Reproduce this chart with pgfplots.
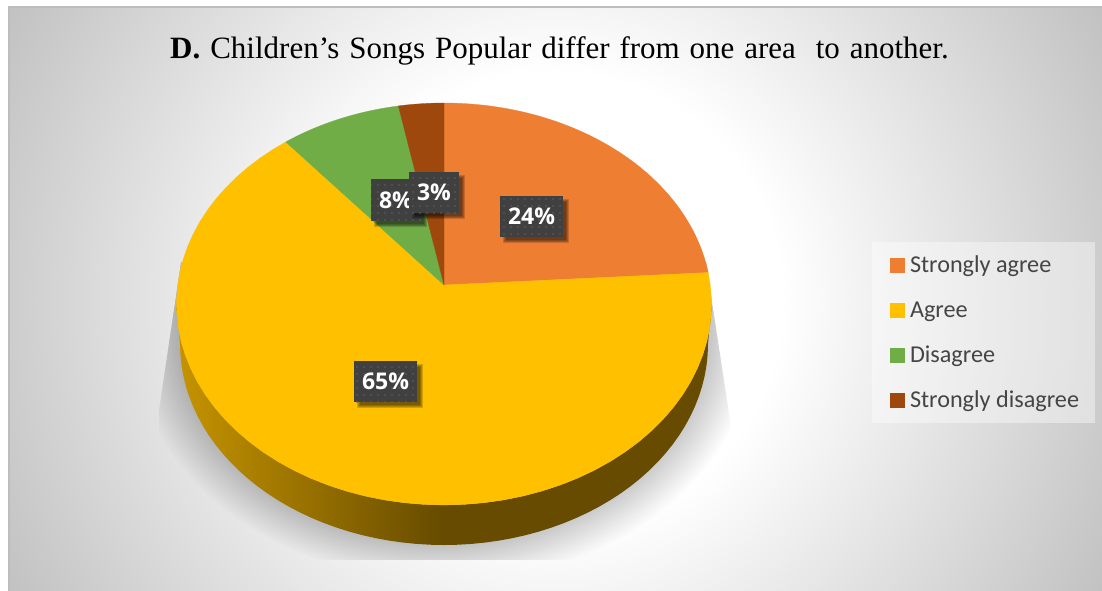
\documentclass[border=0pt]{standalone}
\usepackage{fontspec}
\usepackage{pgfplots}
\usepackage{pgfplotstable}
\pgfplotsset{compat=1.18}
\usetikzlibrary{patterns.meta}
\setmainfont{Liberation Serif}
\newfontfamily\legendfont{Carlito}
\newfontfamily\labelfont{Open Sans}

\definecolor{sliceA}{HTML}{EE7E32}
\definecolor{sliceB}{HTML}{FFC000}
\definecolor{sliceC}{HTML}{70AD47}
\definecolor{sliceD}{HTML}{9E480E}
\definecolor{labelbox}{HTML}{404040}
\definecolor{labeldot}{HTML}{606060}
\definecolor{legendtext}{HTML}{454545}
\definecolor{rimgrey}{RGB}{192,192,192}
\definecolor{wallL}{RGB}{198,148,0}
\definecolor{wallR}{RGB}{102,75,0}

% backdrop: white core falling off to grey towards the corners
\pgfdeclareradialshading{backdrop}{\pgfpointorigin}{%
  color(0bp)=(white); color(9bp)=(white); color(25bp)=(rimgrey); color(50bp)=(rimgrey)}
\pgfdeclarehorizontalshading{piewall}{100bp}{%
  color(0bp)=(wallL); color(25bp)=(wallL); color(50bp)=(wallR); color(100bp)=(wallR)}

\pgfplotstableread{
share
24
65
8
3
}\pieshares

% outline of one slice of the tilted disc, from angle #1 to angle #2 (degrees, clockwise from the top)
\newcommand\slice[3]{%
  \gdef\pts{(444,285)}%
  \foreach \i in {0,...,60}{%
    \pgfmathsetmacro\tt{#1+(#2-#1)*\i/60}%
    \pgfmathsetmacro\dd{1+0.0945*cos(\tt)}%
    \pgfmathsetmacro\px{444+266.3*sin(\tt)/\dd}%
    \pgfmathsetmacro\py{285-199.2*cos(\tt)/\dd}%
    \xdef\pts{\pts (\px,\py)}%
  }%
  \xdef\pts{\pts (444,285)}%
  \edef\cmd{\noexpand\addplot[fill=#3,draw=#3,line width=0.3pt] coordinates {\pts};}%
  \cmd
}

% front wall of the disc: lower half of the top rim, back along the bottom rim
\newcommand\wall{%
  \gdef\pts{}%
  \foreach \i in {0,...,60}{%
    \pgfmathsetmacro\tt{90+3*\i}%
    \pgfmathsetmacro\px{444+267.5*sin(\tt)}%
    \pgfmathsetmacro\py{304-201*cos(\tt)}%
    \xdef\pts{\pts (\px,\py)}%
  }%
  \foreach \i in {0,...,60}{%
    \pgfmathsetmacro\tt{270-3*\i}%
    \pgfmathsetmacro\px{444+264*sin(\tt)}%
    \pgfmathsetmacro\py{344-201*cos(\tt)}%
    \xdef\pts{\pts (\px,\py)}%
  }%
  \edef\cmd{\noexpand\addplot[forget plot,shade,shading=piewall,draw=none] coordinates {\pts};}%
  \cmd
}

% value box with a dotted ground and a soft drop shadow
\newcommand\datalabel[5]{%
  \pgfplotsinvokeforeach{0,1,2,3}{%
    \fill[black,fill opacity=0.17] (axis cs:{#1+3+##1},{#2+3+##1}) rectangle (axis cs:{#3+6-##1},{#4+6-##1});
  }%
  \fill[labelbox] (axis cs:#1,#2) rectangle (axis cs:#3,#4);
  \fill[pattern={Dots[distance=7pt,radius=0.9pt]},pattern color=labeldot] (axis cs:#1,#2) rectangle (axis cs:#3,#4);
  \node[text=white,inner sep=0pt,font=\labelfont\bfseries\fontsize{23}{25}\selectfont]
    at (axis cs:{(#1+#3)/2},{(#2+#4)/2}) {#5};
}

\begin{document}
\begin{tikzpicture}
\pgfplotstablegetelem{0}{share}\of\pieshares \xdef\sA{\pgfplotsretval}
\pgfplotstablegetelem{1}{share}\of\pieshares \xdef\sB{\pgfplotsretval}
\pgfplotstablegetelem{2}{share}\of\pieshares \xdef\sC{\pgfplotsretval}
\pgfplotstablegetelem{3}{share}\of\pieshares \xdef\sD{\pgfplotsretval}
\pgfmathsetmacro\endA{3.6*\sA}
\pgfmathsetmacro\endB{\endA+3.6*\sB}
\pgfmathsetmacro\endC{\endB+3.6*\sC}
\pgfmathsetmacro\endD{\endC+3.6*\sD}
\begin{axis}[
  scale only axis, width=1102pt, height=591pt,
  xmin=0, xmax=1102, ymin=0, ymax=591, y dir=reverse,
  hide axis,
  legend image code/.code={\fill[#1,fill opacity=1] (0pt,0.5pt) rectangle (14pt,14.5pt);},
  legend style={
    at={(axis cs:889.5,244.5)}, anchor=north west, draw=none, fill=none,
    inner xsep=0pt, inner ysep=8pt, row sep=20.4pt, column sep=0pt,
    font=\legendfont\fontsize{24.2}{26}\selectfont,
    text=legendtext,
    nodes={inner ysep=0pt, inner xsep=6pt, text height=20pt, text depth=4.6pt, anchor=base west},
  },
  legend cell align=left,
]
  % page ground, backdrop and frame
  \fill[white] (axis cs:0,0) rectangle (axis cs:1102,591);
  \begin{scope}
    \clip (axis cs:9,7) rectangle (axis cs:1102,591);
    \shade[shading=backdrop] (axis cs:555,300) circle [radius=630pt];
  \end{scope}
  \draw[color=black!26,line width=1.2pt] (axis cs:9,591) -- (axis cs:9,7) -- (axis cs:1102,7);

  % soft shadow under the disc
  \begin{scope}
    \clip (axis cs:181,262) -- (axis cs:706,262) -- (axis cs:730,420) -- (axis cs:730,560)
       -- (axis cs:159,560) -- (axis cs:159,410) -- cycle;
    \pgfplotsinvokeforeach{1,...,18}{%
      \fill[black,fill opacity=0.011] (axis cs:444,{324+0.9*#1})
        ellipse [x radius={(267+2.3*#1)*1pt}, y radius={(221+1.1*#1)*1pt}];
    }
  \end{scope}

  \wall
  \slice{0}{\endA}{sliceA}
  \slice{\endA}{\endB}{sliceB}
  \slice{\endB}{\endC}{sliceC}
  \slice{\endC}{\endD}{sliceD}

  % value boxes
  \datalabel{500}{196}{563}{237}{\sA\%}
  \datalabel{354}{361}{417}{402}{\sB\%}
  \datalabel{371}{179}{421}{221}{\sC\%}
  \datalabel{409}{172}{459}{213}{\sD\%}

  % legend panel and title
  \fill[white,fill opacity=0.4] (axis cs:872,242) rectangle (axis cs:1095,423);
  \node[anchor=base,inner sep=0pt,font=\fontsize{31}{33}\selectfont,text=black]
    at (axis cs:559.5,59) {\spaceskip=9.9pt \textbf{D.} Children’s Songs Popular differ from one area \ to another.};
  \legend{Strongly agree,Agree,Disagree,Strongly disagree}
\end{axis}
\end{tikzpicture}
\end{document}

### EXERCISE TASK
Every line of text is to be repeated exactly; pictures are left out.

### THE ANSWER
Reproduce this chart with pgfplots.
\documentclass[border=0pt]{standalone}
\usepackage{fontspec}
\usepackage{pgfplots}
\usepackage{pgfplotstable}
\pgfplotsset{compat=1.18}
\usetikzlibrary{patterns.meta}
\setmainfont{Liberation Serif}
\newfontfamily\legendfont{Carlito}
\newfontfamily\labelfont{Open Sans}

\definecolor{sliceA}{HTML}{EE7E32}
\definecolor{sliceB}{HTML}{FFC000}
\definecolor{sliceC}{HTML}{70AD47}
\definecolor{sliceD}{HTML}{9E480E}
\definecolor{labelbox}{HTML}{404040}
\definecolor{labeldot}{HTML}{606060}
\definecolor{legendtext}{HTML}{454545}
\definecolor{rimgrey}{RGB}{192,192,192}
\definecolor{wallL}{RGB}{198,148,0}
\definecolor{wallR}{RGB}{102,75,0}

% backdrop: white core falling off to grey towards the corners
\pgfdeclareradialshading{backdrop}{\pgfpointorigin}{%
  color(0bp)=(white); color(9bp)=(white); color(25bp)=(rimgrey); color(50bp)=(rimgrey)}
\pgfdeclarehorizontalshading{piewall}{100bp}{%
  color(0bp)=(wallL); color(25bp)=(wallL); color(50bp)=(wallR); color(100bp)=(wallR)}

\pgfplotstableread{
share
24
65
8
3
}\pieshares

% outline of one slice of the tilted disc, from angle #1 to angle #2 (degrees, clockwise from the top)
\newcommand\slice[3]{%
  \gdef\pts{(444,285)}%
  \foreach \i in {0,...,60}{%
    \pgfmathsetmacro\tt{#1+(#2-#1)*\i/60}%
    \pgfmathsetmacro\dd{1+0.0945*cos(\tt)}%
    \pgfmathsetmacro\px{444+266.3*sin(\tt)/\dd}%
    \pgfmathsetmacro\py{285-199.2*cos(\tt)/\dd}%
    \xdef\pts{\pts (\px,\py)}%
  }%
  \xdef\pts{\pts (444,285)}%
  \edef\cmd{\noexpand\addplot[fill=#3,draw=#3,line width=0.3pt] coordinates {\pts};}%
  \cmd
}

% front wall of the disc: lower half of the top rim, back along the bottom rim
\newcommand\wall{%
  \gdef\pts{}%
  \foreach \i in {0,...,60}{%
    \pgfmathsetmacro\tt{90+3*\i}%
    \pgfmathsetmacro\px{444+267.5*sin(\tt)}%
    \pgfmathsetmacro\py{304-201*cos(\tt)}%
    \xdef\pts{\pts (\px,\py)}%
  }%
  \foreach \i in {0,...,60}{%
    \pgfmathsetmacro\tt{270-3*\i}%
    \pgfmathsetmacro\px{444+264*sin(\tt)}%
    \pgfmathsetmacro\py{344-201*cos(\tt)}%
    \xdef\pts{\pts (\px,\py)}%
  }%
  \edef\cmd{\noexpand\addplot[forget plot,shade,shading=piewall,draw=none] coordinates {\pts};}%
  \cmd
}

% value box with a dotted ground and a soft drop shadow
\newcommand\datalabel[5]{%
  \pgfplotsinvokeforeach{0,1,2,3}{%
    \fill[black,fill opacity=0.17] (axis cs:{#1+3+##1},{#2+3+##1}) rectangle (axis cs:{#3+6-##1},{#4+6-##1});
  }%
  \fill[labelbox] (axis cs:#1,#2) rectangle (axis cs:#3,#4);
  \fill[pattern={Dots[distance=7pt,radius=0.9pt]},pattern color=labeldot] (axis cs:#1,#2) rectangle (axis cs:#3,#4);
  \node[text=white,inner sep=0pt,font=\labelfont\bfseries\fontsize{23}{25}\selectfont]
    at (axis cs:{(#1+#3)/2},{(#2+#4)/2}) {#5};
}

\begin{document}
\begin{tikzpicture}
\pgfplotstablegetelem{0}{share}\of\pieshares \xdef\sA{\pgfplotsretval}
\pgfplotstablegetelem{1}{share}\of\pieshares \xdef\sB{\pgfplotsretval}
\pgfplotstablegetelem{2}{share}\of\pieshares \xdef\sC{\pgfplotsretval}
\pgfplotstablegetelem{3}{share}\of\pieshares \xdef\sD{\pgfplotsretval}
\pgfmathsetmacro\endA{3.6*\sA}
\pgfmathsetmacro\endB{\endA+3.6*\sB}
\pgfmathsetmacro\endC{\endB+3.6*\sC}
\pgfmathsetmacro\endD{\endC+3.6*\sD}
\begin{axis}[
  scale only axis, width=1102pt, height=591pt,
  xmin=0, xmax=1102, ymin=0, ymax=591, y dir=reverse,
  hide axis,
  legend image code/.code={\fill[#1,fill opacity=1] (0pt,0.5pt) rectangle (14pt,14.5pt);},
  legend style={
    at={(axis cs:889.5,244.5)}, anchor=north west, draw=none, fill=none,
    inner xsep=0pt, inner ysep=8pt, row sep=20.4pt, column sep=0pt,
    font=\legendfont\fontsize{24.2}{26}\selectfont,
    text=legendtext,
    nodes={inner ysep=0pt, inner xsep=6pt, text height=20pt, text depth=4.6pt, anchor=base west},
  },
  legend cell align=left,
]
  % page ground, backdrop and frame
  \fill[white] (axis cs:0,0) rectangle (axis cs:1102,591);
  \begin{scope}
    \clip (axis cs:9,7) rectangle (axis cs:1102,591);
    \shade[shading=backdrop] (axis cs:555,300) circle [radius=630pt];
  \end{scope}
  \draw[color=black!26,line width=1.2pt] (axis cs:9,591) -- (axis cs:9,7) -- (axis cs:1102,7);

  % soft shadow under the disc
  \begin{scope}
    \clip (axis cs:181,262) -- (axis cs:706,262) -- (axis cs:730,420) -- (axis cs:730,560)
       -- (axis cs:159,560) -- (axis cs:159,410) -- cycle;
    \pgfplotsinvokeforeach{1,...,18}{%
      \fill[black,fill opacity=0.011] (axis cs:444,{324+0.9*#1})
        ellipse [x radius={(267+2.3*#1)*1pt}, y radius={(221+1.1*#1)*1pt}];
    }
  \end{scope}

  \wall
  \slice{0}{\endA}{sliceA}
  \slice{\endA}{\endB}{sliceB}
  \slice{\endB}{\endC}{sliceC}
  \slice{\endC}{\endD}{sliceD}

  % value boxes
  \datalabel{500}{196}{563}{237}{\sA\%}
  \datalabel{354}{361}{417}{402}{\sB\%}
  \datalabel{371}{179}{421}{221}{\sC\%}
  \datalabel{409}{172}{459}{213}{\sD\%}

  % legend panel and title
  \fill[white,fill opacity=0.4] (axis cs:872,242) rectangle (axis cs:1095,423);
  \node[anchor=base,inner sep=0pt,font=\fontsize{31}{33}\selectfont,text=black]
    at (axis cs:559.5,59) {\spaceskip=9.9pt \textbf{D.} Children’s Songs Popular differ from one area \ to another.};
  \legend{Strongly agree,Agree,Disagree,Strongly disagree}
\end{axis}
\end{tikzpicture}
\end{document}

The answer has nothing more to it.